Dans une de nos précédentes éditions, nous écrivions que, vu la situation de désastre social et économique qui est aujourd’hui la sienne, la Côte d’Ivoire et les Ivoiriens ont plus urgent à faire que le jugement de Laurent Gbagbo. Que l’on se comprenne bien. Nous ne prêchons pas ici une absolution pour l’ancien président. Là, pas du tout. Mais vu que les crimes dont on l’accuse sont imprescriptibles, mieux valait, pour nous, parer au plus pressé comme la reconstruction économique et la restauration de la sécurité publique.
Mais les nouvelles autorités du pays semblent inscrire le procès du chef de l’Etat déchu dans leur liste de priorités.

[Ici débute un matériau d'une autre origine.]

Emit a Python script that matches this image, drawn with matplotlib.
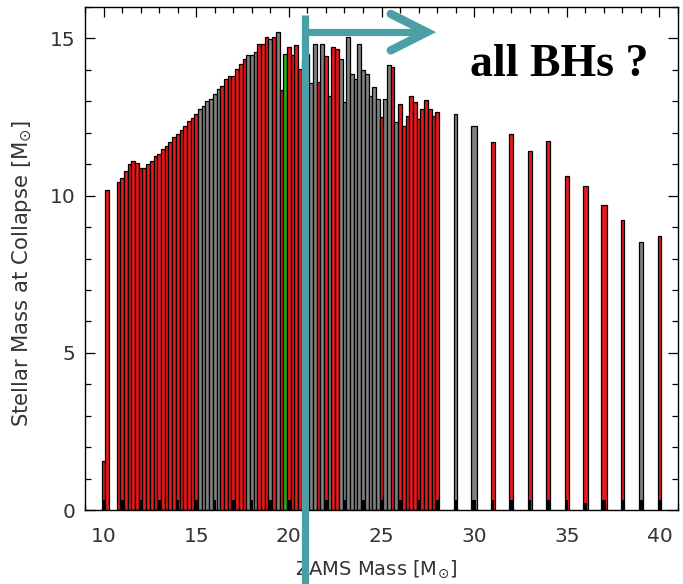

En témoigne la lettre du 3 mai dernier du nouveau président, Alassane Dramane Ouattara, demandant à la Cour pénale internationale (CPI) d’enquêter sur les « crimes graves » perpétrés depuis le 28 novembre 2010 « sur l’ensemble du territoire ». Comme on le constate, ADO ne veut pas sacrifier la justice sur l’autel de la paix, dont il est pourtant « l’apôtre ». Pas plus qu’il ne veut s’inscrire dans une logique de chasse aux sorcières.
En effet, en décidant de confier les enquêtes, donc le procès, à une juridiction internationale, le numéro un ivoirien montre par la même occasion qu’il ne veut pas poursuivre ses adversaires avec le glaive de la justice des vainqueurs dont on connaît les limites et surtout le penchant arbitraire.
Aussi, en élargissant « les enquêtes indépendantes et impartiales » à toute l’étendue du territoire, Alassane Dramane Ouatarra s’élève du même coup au-dessus de toute considération partisane ; car de « crimes graves », il y en a eu effectivement dans plusieurs zones de la Côte d’Ivoire et leurs auteurs présumés proviennent aussi bien des militaires et miliciens pro-Gbagbo que du camp des ex-rebelles, appelés aujourd’hui Forces républicaines de Côte d’Ivoire (FRCI).
Autant on pointe d’un doigt accusateur les forces loyalistes dans les massacres d’Abidjan, autant de lourds soupçons planent sur les FRCI et leurs supplétifs en ce qui concerne les massacres de Duékoué à l’ouest du pays. De sanctions, il devrait en être donc question pour tous les criminels sans distinction de camp. Tel un boomerang lancé sur le régime déchu, l’épée courte à double tranchant fera son effet dans les rangs victorieux ; ce qui ne sera pas du goût de tous ses partisans. Et ADO le sait.